• _Recorded data_
• • • • •

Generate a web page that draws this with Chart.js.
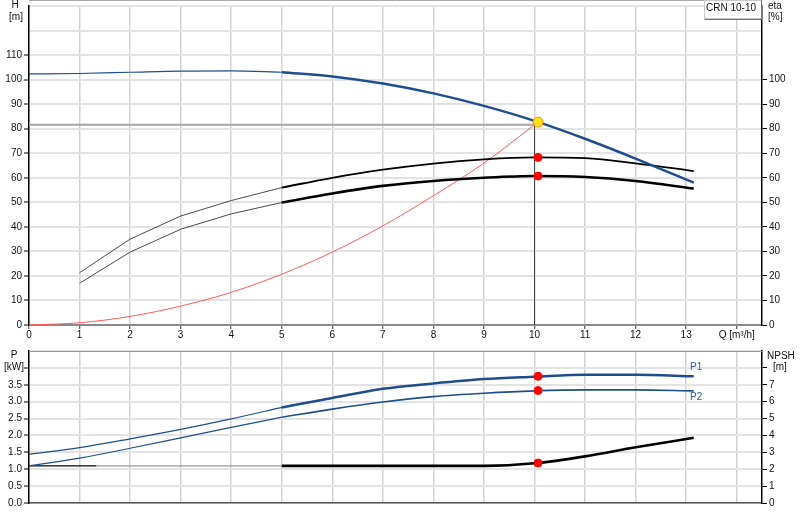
<!DOCTYPE html>
<html><head><meta charset="utf-8">
<script src="https://cdn.jsdelivr.net/npm/chart.js@4.4.1/dist/chart.umd.min.js"></script>
<style>
html,body{margin:0;padding:0;background:#fff;}
#wrap{position:relative;width:800px;height:520px;overflow:hidden;}
#top{position:absolute;left:0;top:0;width:800px;height:345px;}
#bot{position:absolute;left:0;top:345px;width:800px;height:175px;}
</style></head><body>
<div id="wrap"><canvas id="top" width="800" height="345"></canvas><canvas id="bot" width="800" height="175"></canvas></div>
<script>
// ---- data ----
const Q_H = [0,1,2,3,4,5,6,7,8,9,10,11,12,13.15];
const H_VALUES = [102.3,102.5,103.0,103.5,103.6,103.0,101.3,98.4,94.4,89.3,83.2,75.9,67.8,58.0];
const Q_ETA = [1,2,3,4,5,6,7,8,9,10,11,12,13.15];
const ETA_UPPER = [21.3,35.0,44.4,50.7,56.0,60.0,63.3,65.8,67.5,68.3,68.0,65.9,62.7];
const ETA_LOWER = [17.0,29.7,39.0,45.3,49.9,53.6,56.7,58.7,60.0,60.7,60.3,58.7,55.6];
const Q_SYS = [0,1,2,3,4,5,6,7,8,9,10.07];
const H_SYS = [0,0.9,3.5,7.7,13.3,20.7,29.7,40.4,52.7,66.0,82.7];
const Q_POW = [0,1,2,3,4,5,6,7,8,9,10,11,12,13.15];
const P1 = [1.44,1.64,1.90,2.18,2.49,2.83,3.11,3.38,3.54,3.67,3.74,3.80,3.80,3.75];
const P2 = [1.10,1.33,1.62,1.93,2.24,2.54,2.78,2.99,3.15,3.25,3.32,3.35,3.35,3.32];
const NPSH = [2.2,2.2,2.2,2.2,2.2,2.2,2.2,2.2,2.2,2.2,2.35,2.76,3.3,3.86];
const NPSH_DARK_END_Q = 1.33;
const DUTY_Q = 10.07, DUTY_H = 82.7;
const DUTY_ETA = [68.3, 60.7];
const DUTY_P = [3.75, 3.33];
const DUTY_NPSH = 2.37;
const REQ_Q = 10.0, REQ_H = 81.6;
const SPLIT_Q = 5;
const X_TICK_TITLE = 'Q [m³/h]';
const MODEL = 'CRN 10-10';

// ---- helpers ----
const FAM = '"Liberation Sans", Arial, sans-serif';
const FONT = {family: FAM, size: 10};
Chart.defaults.font.family = FAM;
Chart.defaults.font.size = 10;
function pts(xs, ys){ return xs.map((x,i)=>({x:x,y:ys[i]})); }
function part(xs, ys, lo, hi){ return pts(xs,ys).filter(p=>p.x>=lo && p.x<=hi); }
function line(data, color, width, axis, smooth){
  const d = {data:data, showLine:true, borderColor:color, backgroundColor:color, borderWidth:width,
    pointRadius:0, fill:false, tension:0};
  if (smooth) d.cubicInterpolationMode = 'monotone';
  if (axis) d.yAxisID = axis;
  return d;
}
function dot(x, y, r, fill, border, axis){
  const d = {data:[{x:x,y:y}], showLine:false, pointRadius:r, pointBackgroundColor:fill,
    pointBorderColor:border, pointBorderWidth:1, borderColor:border, backgroundColor:fill};
  if (axis) d.yAxisID = axis;
  return d;
}
const BLUE = '#1d4f8c';
const xMax = 14.5;

function textPlugin(items, extra){
  return {id:'txt', afterDraw(chart){
    const c = chart.ctx; c.save();
    if (extra) extra(c, chart);
    items.forEach(t=>{
      c.font = (t.size||10)+'px '+FAM; c.fillStyle = t.color||'#111';
      c.textAlign = t.align||'center'; c.textBaseline='middle';
      c.fillText(t.text, t.x, t.y);
    });
    c.restore();
  }};
}

// ---- top chart ----
const topDatasets = [
  dot(DUTY_Q, DUTY_H, 5, '#ffe21a', '#ff8c00'),
  dot(DUTY_Q, DUTY_ETA[0], 4, '#ff0000', '#ff0000'),
  dot(DUTY_Q, DUTY_ETA[1], 4, '#ff0000', '#ff0000'),
  line(part(Q_H, H_VALUES, SPLIT_Q, 99), BLUE, 2.5, null, true),
  line(part(Q_H, H_VALUES, 0, SPLIT_Q), BLUE, 1.2, null, true),
  line(part(Q_ETA, ETA_UPPER, SPLIT_Q, 99), '#000', 1.8, null, true),
  line(part(Q_ETA, ETA_UPPER, 0, SPLIT_Q), '#4a4a4a', 1),
  line(part(Q_ETA, ETA_LOWER, SPLIT_Q, 99), '#000', 2.6, null, true),
  line(part(Q_ETA, ETA_LOWER, 0, SPLIT_Q), '#4a4a4a', 1),
  line(pts(Q_SYS, H_SYS), '#ff5a5a', 1, null, true),
  line([{x:REQ_Q,y:0},{x:REQ_Q,y:DUTY_H}], '#444', 1),
  line([{x:0,y:REQ_H},{x:REQ_Q,y:REQ_H}], '#a6a6a6', 2)
];
new Chart(document.getElementById('top'), {
  type:'scatter',
  data:{datasets:topDatasets},
  options:{
    responsive:false, animation:false, devicePixelRatio:1,
    layout:{padding:0},
    plugins:{legend:{display:false}, tooltip:{enabled:false}},
    scales:{
      x:{type:'linear', min:0, max:xMax, position:'bottom',
        ticks:{stepSize:1, includeBounds:false, autoSkip:false, maxRotation:0, minRotation:0, padding:0, color:'#111', font:FONT,
          callback:v=> v===14 ? X_TICK_TITLE : (v<=13 ? String(v) : '')},
        grid:{color:'#d2d2d2', lineWidth:1.5, tickLength:4, tickColor:'#333', tickWidth:1},
        border:{color:'#8a8a8a', width:2},
        afterFit(s){ s.height=20; s.paddingLeft=0; s.paddingRight=0; }},
      y:{type:'linear', position:'left', min:0, max:130,
        ticks:{stepSize:10, padding:2, color:'#111', font:FONT, callback:v=> v<=110 ? String(v) : ''},
        grid:{color:'#e3e3e3', lineWidth:2, tickLength:5, tickWidth:1,
          tickColor:ctx=> (ctx.tick && ctx.tick.value<=110) ? '#000' : 'rgba(0,0,0,0)'},
        border:{color:'#000', width:1.5},
        afterFit(s){ s.width=29; s.paddingTop=0; s.paddingBottom=0; }},
      y2:{type:'linear', position:'right', min:0, max:130,
        ticks:{stepSize:10, padding:2, color:'#111', font:FONT, callback:v=> v<=100 ? String(v) : ''},
        grid:{drawOnChartArea:false, tickLength:5, tickWidth:1,
          tickColor:ctx=> (ctx.tick && ctx.tick.value<=100) ? '#000' : 'rgba(0,0,0,0)'},
        border:{color:'#000', width:1.5},
        afterFit(s){ s.width=38; s.paddingTop=0; s.paddingBottom=0; }}
    }
  },
  plugins:[textPlugin([
    {text:'H', x:15, y:5},
    {text:'[m]', x:16, y:17},
    {text:'eta', x:768, y:6, align:'left'},
    {text:'[%]', x:768, y:17, align:'left'},
    {text:MODEL, x:731, y:8}
  ], (c, chart)=>{
    c.strokeStyle='#a8a8a8'; c.lineWidth=1;
    c.beginPath(); c.moveTo(chart.chartArea.left, 0.5); c.lineTo(chart.chartArea.right, 0.5); c.stroke();
    c.fillStyle='#fff'; c.fillRect(704,0,58,19);
    c.strokeStyle='#c8c8c8'; c.strokeRect(704.5,0.5,57,18);
    c.strokeStyle='#707070'; c.beginPath(); c.moveTo(704.5,19.5); c.lineTo(761.5,19.5); c.lineTo(761.5,0); c.stroke();
  })]
});

// ---- bottom chart ----
const botDatasets = [
  dot(DUTY_Q, DUTY_P[0], 4, '#ff0000', '#ff0000'),
  dot(DUTY_Q, DUTY_P[1], 4, '#ff0000', '#ff0000'),
  dot(DUTY_Q, DUTY_NPSH, 4, '#ff0000', '#ff0000', 'y2'),
  line(part(Q_POW, P1, SPLIT_Q, 99), BLUE, 2.5, null, true),
  line(part(Q_POW, P1, 0, SPLIT_Q), BLUE, 1.2, null, true),
  line(part(Q_POW, P2, SPLIT_Q, 99), BLUE, 1.6, null, true),
  line(part(Q_POW, P2, 0, SPLIT_Q), BLUE, 1.2, null, true),
  line(part(Q_POW, NPSH, SPLIT_Q, 99), '#000', 2.6, 'y2', true),
  line([{x:Q_POW[0], y:NPSH[0]}, {x:NPSH_DARK_END_Q, y:NPSH[1]}], '#000', 1, 'y2'),
  line(part(Q_POW, NPSH, 0, SPLIT_Q), '#9a9a9a', 1.4, 'y2')
];
new Chart(document.getElementById('bot'), {
  type:'scatter',
  data:{datasets:botDatasets},
  options:{
    responsive:false, animation:false, devicePixelRatio:1,
    layout:{padding:{top:6, left:0, right:0, bottom:0}},
    plugins:{legend:{display:false}, tooltip:{enabled:false}},
    scales:{
      x:{type:'linear', min:0, max:xMax, position:'bottom',
        ticks:{display:false, stepSize:1, includeBounds:false},
        grid:{color:'#d2d2d2', lineWidth:1.5, drawTicks:false},
        border:{color:'#555', width:1.5},
        afterFit(s){ s.height=17; s.paddingLeft=0; s.paddingRight=0; }},
      y:{type:'linear', position:'left', min:0, max:4.5,
        ticks:{stepSize:0.5, padding:2, color:'#111', font:FONT, callback:v=> v<=3.5 ? v.toFixed(1) : ''},
        grid:{color:'#e3e3e3', lineWidth:2, tickLength:5, tickWidth:1,
          tickColor:ctx=> (ctx.tick && ctx.tick.value<=4) ? '#000' : 'rgba(0,0,0,0)'},
        border:{color:'#000', width:1.5},
        afterFit(s){ s.width=29; s.paddingTop=0; s.paddingBottom=0; }},
      y2:{type:'linear', position:'right', min:0, max:9,
        ticks:{stepSize:1, padding:2, color:'#111', font:FONT, callback:v=> v<=7 ? String(v) : ''},
        grid:{drawOnChartArea:false, tickLength:5, tickWidth:1,
          tickColor:ctx=> (ctx.tick && ctx.tick.value<=8) ? '#000' : 'rgba(0,0,0,0)'},
        border:{color:'#000', width:1.5},
        afterFit(s){ s.width=38; s.paddingTop=0; s.paddingBottom=0; }}
    }
  },
  plugins:[textPlugin([
    {text:'P', x:14, y:10},
    {text:'[kW]', x:14, y:22},
    {text:'NPSH', x:767, y:11, align:'left'},
    {text:'[m]', x:773, y:22, align:'left'},
    {text:'P1', x:690, y:22, align:'left', color:'#2a5d9a'},
    {text:'P2', x:690, y:52, align:'left', color:'#2a5d9a'}
  ], (c, chart)=>{
    c.strokeStyle='#999'; c.lineWidth=1;
    c.beginPath(); c.moveTo(chart.chartArea.left, chart.chartArea.top+0.5); c.lineTo(chart.chartArea.right, chart.chartArea.top+0.5); c.stroke();
  })]
});
</script>
</body></html>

• • • • •

• _Exercise instructions_
Leave out the pictures and repeat exactly the lines from the start of the material through the line that contains "const MODEL = 'CRN 10-10';", both included.

• _Solution for this problem_
Generate a web page that draws this with Chart.js.
<!DOCTYPE html>
<html><head><meta charset="utf-8">
<script src="https://cdn.jsdelivr.net/npm/chart.js@4.4.1/dist/chart.umd.min.js"></script>
<style>
html,body{margin:0;padding:0;background:#fff;}
#wrap{position:relative;width:800px;height:520px;overflow:hidden;}
#top{position:absolute;left:0;top:0;width:800px;height:345px;}
#bot{position:absolute;left:0;top:345px;width:800px;height:175px;}
</style></head><body>
<div id="wrap"><canvas id="top" width="800" height="345"></canvas><canvas id="bot" width="800" height="175"></canvas></div>
<script>
// ---- data ----
const Q_H = [0,1,2,3,4,5,6,7,8,9,10,11,12,13.15];
const H_VALUES = [102.3,102.5,103.0,103.5,103.6,103.0,101.3,98.4,94.4,89.3,83.2,75.9,67.8,58.0];
const Q_ETA = [1,2,3,4,5,6,7,8,9,10,11,12,13.15];
const ETA_UPPER = [21.3,35.0,44.4,50.7,56.0,60.0,63.3,65.8,67.5,68.3,68.0,65.9,62.7];
const ETA_LOWER = [17.0,29.7,39.0,45.3,49.9,53.6,56.7,58.7,60.0,60.7,60.3,58.7,55.6];
const Q_SYS = [0,1,2,3,4,5,6,7,8,9,10.07];
const H_SYS = [0,0.9,3.5,7.7,13.3,20.7,29.7,40.4,52.7,66.0,82.7];
const Q_POW = [0,1,2,3,4,5,6,7,8,9,10,11,12,13.15];
const P1 = [1.44,1.64,1.90,2.18,2.49,2.83,3.11,3.38,3.54,3.67,3.74,3.80,3.80,3.75];
const P2 = [1.10,1.33,1.62,1.93,2.24,2.54,2.78,2.99,3.15,3.25,3.32,3.35,3.35,3.32];
const NPSH = [2.2,2.2,2.2,2.2,2.2,2.2,2.2,2.2,2.2,2.2,2.35,2.76,3.3,3.86];
const NPSH_DARK_END_Q = 1.33;
const DUTY_Q = 10.07, DUTY_H = 82.7;
const DUTY_ETA = [68.3, 60.7];
const DUTY_P = [3.75, 3.33];
const DUTY_NPSH = 2.37;
const REQ_Q = 10.0, REQ_H = 81.6;
const SPLIT_Q = 5;
const X_TICK_TITLE = 'Q [m³/h]';
const MODEL = 'CRN 10-10';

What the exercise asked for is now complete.